* [What the task asks]: Pictures in the data should be dropped; transcribe exactly the lines from the one that has "Recreate this image" through the one that has "2.28, 2.28]".

* [Task data]:
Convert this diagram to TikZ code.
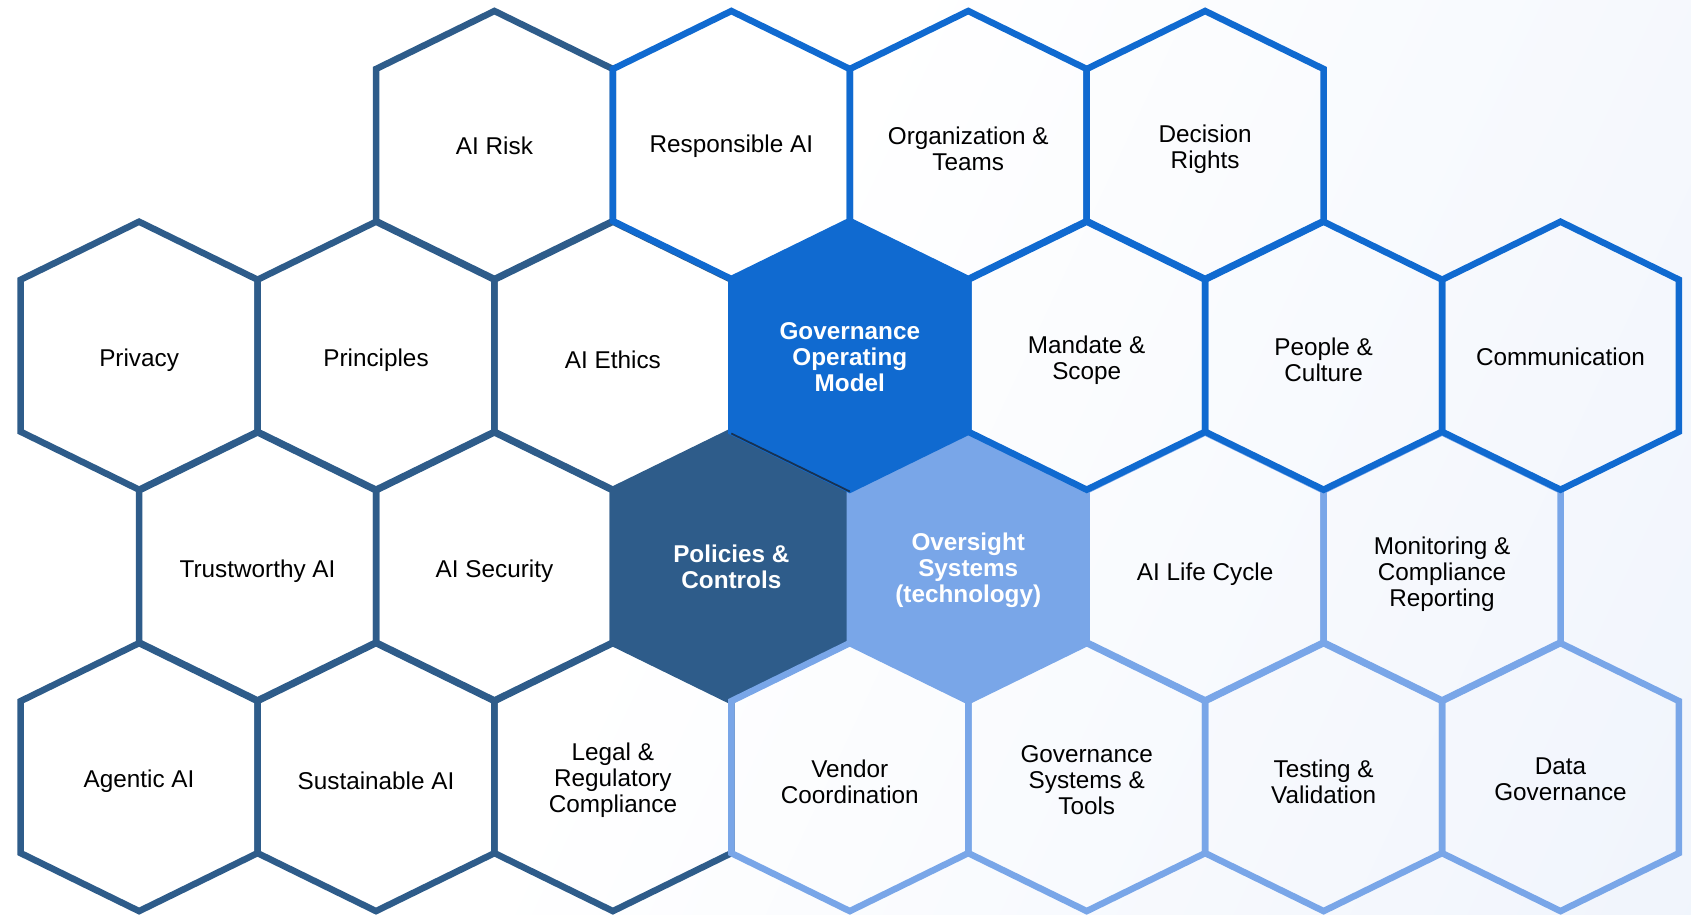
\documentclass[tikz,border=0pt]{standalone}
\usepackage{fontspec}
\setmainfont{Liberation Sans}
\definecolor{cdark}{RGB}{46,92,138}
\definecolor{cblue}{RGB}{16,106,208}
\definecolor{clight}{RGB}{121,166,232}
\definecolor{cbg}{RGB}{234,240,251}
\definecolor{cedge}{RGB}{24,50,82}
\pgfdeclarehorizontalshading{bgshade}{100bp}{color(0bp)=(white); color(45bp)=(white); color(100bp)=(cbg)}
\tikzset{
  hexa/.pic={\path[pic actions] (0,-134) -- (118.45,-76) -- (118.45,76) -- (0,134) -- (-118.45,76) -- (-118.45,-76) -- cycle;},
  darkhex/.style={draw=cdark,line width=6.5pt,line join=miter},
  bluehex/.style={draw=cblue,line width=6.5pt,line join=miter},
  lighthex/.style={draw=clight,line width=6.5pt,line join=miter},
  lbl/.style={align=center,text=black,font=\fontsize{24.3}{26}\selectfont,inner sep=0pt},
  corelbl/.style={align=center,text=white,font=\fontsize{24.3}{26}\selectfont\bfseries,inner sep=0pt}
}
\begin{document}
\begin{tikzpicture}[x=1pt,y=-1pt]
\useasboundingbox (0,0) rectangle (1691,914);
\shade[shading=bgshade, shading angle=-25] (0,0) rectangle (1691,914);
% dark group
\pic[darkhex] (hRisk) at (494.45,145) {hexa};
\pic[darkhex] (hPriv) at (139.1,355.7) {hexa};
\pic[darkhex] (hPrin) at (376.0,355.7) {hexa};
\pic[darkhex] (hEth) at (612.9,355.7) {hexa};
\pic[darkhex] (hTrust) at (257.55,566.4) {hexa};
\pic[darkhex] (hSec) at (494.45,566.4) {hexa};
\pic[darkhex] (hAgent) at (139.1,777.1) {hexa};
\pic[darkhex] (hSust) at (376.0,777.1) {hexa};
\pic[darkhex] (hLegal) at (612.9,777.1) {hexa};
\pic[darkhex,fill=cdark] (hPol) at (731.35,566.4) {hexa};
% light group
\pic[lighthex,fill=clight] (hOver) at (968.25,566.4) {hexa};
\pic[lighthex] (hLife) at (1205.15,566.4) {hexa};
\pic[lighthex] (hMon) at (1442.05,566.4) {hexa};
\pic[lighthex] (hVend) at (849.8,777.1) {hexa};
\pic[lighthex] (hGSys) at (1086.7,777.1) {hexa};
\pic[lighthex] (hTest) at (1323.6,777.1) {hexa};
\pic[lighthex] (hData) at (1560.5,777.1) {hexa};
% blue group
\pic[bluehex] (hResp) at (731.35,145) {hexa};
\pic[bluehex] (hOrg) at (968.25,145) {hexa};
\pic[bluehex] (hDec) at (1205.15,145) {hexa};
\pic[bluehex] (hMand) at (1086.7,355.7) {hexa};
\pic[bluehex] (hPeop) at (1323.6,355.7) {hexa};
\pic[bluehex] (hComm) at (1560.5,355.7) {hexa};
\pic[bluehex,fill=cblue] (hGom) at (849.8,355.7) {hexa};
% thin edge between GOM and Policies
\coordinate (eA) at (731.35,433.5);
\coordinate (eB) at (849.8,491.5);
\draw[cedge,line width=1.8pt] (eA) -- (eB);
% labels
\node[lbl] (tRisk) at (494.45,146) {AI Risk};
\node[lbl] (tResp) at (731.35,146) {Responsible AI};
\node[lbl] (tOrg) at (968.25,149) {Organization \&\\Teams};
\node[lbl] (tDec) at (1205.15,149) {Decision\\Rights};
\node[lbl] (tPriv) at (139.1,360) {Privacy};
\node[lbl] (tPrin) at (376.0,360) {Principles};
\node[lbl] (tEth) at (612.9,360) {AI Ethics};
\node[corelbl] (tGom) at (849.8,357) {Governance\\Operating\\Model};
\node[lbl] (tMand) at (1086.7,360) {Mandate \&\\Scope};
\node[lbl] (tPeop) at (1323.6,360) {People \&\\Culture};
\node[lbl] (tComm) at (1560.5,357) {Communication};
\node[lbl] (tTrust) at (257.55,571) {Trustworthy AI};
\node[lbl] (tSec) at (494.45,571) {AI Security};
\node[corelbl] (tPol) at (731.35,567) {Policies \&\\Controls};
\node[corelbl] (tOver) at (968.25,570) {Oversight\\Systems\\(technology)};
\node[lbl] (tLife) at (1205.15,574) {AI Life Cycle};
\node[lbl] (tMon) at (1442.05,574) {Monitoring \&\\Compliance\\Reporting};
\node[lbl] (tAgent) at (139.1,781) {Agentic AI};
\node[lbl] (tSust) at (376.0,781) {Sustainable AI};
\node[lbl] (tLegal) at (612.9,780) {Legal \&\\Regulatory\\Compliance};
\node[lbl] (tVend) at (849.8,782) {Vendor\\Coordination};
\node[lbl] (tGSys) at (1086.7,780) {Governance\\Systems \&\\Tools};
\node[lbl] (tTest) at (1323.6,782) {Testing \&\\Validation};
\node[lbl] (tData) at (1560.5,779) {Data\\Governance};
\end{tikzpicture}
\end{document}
==
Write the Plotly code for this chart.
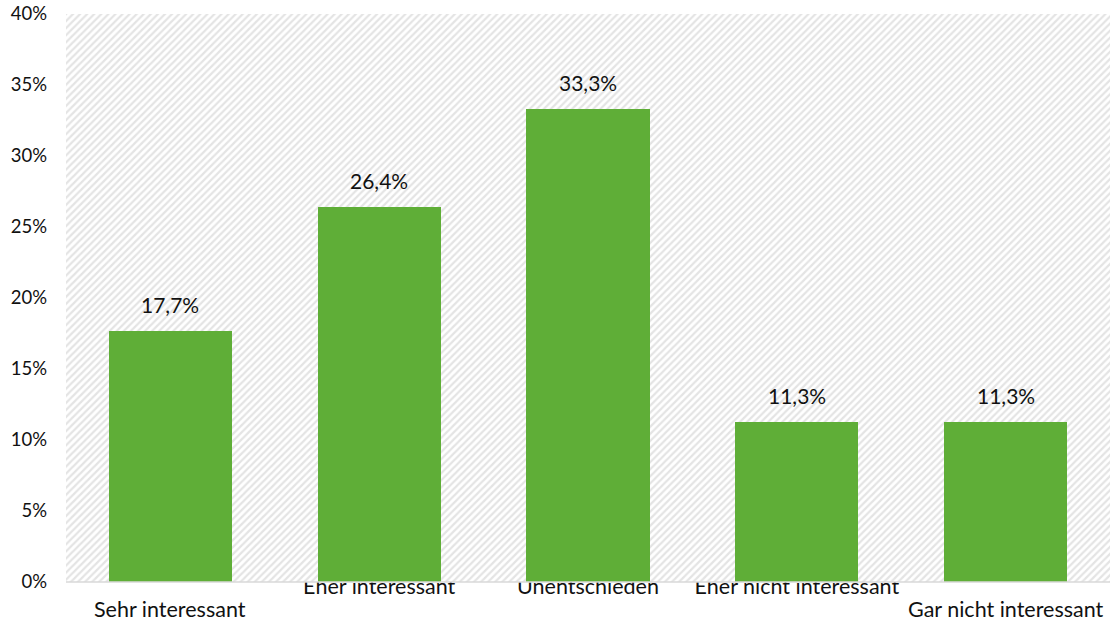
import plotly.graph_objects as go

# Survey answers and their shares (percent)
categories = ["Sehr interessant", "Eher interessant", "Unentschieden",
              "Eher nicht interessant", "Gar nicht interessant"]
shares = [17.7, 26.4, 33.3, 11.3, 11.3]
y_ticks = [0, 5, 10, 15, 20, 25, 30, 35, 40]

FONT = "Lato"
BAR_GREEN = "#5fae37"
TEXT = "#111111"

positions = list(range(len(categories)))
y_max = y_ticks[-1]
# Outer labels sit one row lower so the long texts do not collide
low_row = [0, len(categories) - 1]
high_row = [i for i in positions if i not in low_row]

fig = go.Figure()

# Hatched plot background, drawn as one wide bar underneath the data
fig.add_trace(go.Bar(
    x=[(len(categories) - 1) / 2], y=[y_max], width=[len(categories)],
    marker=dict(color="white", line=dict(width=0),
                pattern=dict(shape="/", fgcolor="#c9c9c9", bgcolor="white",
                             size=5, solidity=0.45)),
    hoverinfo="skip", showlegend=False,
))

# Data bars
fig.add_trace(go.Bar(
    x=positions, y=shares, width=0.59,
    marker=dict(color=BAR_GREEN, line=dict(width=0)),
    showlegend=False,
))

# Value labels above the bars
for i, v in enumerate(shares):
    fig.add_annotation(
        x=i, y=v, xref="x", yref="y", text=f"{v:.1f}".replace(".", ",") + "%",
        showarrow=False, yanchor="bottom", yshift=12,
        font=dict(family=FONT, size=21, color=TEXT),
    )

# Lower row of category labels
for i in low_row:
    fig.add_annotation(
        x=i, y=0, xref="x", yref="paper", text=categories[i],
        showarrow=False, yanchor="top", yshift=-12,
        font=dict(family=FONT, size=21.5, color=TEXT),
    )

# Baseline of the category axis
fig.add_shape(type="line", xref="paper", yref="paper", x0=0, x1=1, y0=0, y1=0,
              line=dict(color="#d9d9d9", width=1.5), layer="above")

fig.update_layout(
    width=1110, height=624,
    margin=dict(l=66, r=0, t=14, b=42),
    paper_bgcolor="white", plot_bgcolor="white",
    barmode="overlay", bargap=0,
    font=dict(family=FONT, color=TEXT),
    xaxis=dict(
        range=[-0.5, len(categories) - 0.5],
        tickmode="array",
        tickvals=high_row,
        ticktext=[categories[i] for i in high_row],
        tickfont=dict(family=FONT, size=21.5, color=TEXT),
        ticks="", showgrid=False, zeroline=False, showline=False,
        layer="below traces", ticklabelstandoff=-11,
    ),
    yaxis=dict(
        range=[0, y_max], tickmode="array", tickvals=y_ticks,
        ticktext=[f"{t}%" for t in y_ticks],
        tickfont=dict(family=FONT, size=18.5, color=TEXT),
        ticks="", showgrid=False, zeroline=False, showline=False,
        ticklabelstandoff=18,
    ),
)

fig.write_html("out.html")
* * *
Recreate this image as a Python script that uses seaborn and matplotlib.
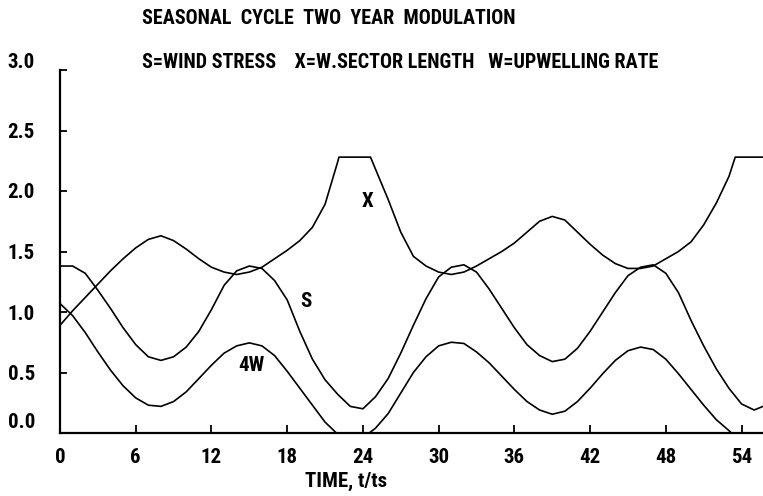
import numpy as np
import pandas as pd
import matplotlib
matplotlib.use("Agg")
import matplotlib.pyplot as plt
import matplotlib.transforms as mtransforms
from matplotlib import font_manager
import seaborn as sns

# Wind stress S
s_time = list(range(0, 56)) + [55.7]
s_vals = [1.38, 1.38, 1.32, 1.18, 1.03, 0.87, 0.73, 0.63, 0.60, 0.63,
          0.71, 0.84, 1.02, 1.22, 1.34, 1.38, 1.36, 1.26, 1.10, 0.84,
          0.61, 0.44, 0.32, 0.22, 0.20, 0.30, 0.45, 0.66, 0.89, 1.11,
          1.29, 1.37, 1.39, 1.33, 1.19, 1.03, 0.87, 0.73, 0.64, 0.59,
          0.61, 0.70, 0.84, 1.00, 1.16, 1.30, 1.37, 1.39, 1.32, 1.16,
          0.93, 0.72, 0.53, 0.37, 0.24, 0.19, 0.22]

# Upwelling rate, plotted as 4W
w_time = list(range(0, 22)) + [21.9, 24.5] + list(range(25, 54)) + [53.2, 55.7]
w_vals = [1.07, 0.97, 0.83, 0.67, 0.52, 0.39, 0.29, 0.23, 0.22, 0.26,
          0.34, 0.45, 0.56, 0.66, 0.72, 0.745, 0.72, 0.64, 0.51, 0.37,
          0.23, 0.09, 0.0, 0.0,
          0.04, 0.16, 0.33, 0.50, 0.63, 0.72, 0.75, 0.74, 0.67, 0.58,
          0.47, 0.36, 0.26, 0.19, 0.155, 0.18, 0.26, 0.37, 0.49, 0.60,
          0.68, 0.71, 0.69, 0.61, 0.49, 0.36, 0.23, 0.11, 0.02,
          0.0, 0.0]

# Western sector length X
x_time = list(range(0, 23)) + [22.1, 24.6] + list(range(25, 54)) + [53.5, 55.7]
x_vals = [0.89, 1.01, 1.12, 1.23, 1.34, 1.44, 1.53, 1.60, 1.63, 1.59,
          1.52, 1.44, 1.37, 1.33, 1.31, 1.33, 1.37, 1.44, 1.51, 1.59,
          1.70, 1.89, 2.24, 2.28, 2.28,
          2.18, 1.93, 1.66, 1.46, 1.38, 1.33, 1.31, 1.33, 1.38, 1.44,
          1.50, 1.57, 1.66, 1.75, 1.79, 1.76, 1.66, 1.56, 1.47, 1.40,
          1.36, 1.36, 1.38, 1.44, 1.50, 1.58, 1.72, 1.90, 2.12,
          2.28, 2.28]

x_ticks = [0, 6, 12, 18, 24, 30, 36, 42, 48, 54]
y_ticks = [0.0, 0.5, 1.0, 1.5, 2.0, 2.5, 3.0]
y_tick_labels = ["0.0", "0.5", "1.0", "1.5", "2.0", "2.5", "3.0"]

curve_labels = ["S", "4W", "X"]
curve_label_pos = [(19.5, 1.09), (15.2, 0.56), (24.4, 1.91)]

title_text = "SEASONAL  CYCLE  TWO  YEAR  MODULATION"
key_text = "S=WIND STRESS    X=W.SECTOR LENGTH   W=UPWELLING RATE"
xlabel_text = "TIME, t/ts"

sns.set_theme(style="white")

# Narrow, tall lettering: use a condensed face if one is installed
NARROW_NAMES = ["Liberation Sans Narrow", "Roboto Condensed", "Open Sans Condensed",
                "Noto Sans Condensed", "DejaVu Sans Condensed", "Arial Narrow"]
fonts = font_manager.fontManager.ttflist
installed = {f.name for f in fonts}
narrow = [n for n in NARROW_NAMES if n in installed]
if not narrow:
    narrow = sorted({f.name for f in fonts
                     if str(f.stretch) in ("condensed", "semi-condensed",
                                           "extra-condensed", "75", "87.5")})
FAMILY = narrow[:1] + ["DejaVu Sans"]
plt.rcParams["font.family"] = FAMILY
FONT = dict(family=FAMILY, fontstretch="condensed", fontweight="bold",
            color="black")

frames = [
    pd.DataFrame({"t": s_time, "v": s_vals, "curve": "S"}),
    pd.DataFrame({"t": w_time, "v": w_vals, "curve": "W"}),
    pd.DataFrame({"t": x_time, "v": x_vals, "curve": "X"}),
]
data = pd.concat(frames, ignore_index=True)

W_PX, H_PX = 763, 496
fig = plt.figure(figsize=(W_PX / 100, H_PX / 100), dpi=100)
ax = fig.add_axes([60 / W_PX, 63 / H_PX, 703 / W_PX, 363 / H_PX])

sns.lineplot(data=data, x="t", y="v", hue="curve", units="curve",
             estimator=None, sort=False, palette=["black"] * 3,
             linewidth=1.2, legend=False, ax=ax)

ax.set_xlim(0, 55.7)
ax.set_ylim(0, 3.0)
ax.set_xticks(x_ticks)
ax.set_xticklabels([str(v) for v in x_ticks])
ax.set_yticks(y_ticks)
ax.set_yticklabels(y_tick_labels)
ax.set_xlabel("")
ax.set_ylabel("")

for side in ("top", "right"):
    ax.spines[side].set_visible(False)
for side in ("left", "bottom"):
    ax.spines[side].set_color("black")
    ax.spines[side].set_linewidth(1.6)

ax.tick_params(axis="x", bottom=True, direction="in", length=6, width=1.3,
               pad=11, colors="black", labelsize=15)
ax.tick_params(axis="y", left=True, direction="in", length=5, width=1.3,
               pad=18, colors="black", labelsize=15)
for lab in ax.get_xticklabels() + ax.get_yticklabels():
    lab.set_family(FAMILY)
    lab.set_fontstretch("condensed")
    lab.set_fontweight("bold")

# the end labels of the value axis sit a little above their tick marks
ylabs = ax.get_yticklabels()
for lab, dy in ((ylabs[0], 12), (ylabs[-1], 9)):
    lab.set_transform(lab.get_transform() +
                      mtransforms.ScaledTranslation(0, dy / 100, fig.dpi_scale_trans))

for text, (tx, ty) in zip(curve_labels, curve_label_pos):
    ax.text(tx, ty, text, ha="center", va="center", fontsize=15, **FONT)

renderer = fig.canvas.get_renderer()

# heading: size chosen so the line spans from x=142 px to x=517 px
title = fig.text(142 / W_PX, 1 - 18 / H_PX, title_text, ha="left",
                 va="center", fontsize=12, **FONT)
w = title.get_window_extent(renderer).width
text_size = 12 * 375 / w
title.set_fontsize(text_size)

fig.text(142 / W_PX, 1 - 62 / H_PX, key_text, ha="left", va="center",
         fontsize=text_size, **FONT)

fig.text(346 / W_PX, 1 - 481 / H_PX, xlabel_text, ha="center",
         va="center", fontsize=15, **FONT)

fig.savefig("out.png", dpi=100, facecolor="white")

* [Task output]:
Recreate this image as a Python script that uses seaborn and matplotlib.
import numpy as np
import pandas as pd
import matplotlib
matplotlib.use("Agg")
import matplotlib.pyplot as plt
import matplotlib.transforms as mtransforms
from matplotlib import font_manager
import seaborn as sns

# Wind stress S
s_time = list(range(0, 56)) + [55.7]
s_vals = [1.38, 1.38, 1.32, 1.18, 1.03, 0.87, 0.73, 0.63, 0.60, 0.63,
          0.71, 0.84, 1.02, 1.22, 1.34, 1.38, 1.36, 1.26, 1.10, 0.84,
          0.61, 0.44, 0.32, 0.22, 0.20, 0.30, 0.45, 0.66, 0.89, 1.11,
          1.29, 1.37, 1.39, 1.33, 1.19, 1.03, 0.87, 0.73, 0.64, 0.59,
          0.61, 0.70, 0.84, 1.00, 1.16, 1.30, 1.37, 1.39, 1.32, 1.16,
          0.93, 0.72, 0.53, 0.37, 0.24, 0.19, 0.22]

# Upwelling rate, plotted as 4W
w_time = list(range(0, 22)) + [21.9, 24.5] + list(range(25, 54)) + [53.2, 55.7]
w_vals = [1.07, 0.97, 0.83, 0.67, 0.52, 0.39, 0.29, 0.23, 0.22, 0.26,
          0.34, 0.45, 0.56, 0.66, 0.72, 0.745, 0.72, 0.64, 0.51, 0.37,
          0.23, 0.09, 0.0, 0.0,
          0.04, 0.16, 0.33, 0.50, 0.63, 0.72, 0.75, 0.74, 0.67, 0.58,
          0.47, 0.36, 0.26, 0.19, 0.155, 0.18, 0.26, 0.37, 0.49, 0.60,
          0.68, 0.71, 0.69, 0.61, 0.49, 0.36, 0.23, 0.11, 0.02,
          0.0, 0.0]

# Western sector length X
x_time = list(range(0, 23)) + [22.1, 24.6] + list(range(25, 54)) + [53.5, 55.7]
x_vals = [0.89, 1.01, 1.12, 1.23, 1.34, 1.44, 1.53, 1.60, 1.63, 1.59,
          1.52, 1.44, 1.37, 1.33, 1.31, 1.33, 1.37, 1.44, 1.51, 1.59,
          1.70, 1.89, 2.24, 2.28, 2.28,
          2.18, 1.93, 1.66, 1.46, 1.38, 1.33, 1.31, 1.33, 1.38, 1.44,
          1.50, 1.57, 1.66, 1.75, 1.79, 1.76, 1.66, 1.56, 1.47, 1.40,
          1.36, 1.36, 1.38, 1.44, 1.50, 1.58, 1.72, 1.90, 2.12,
          2.28, 2.28]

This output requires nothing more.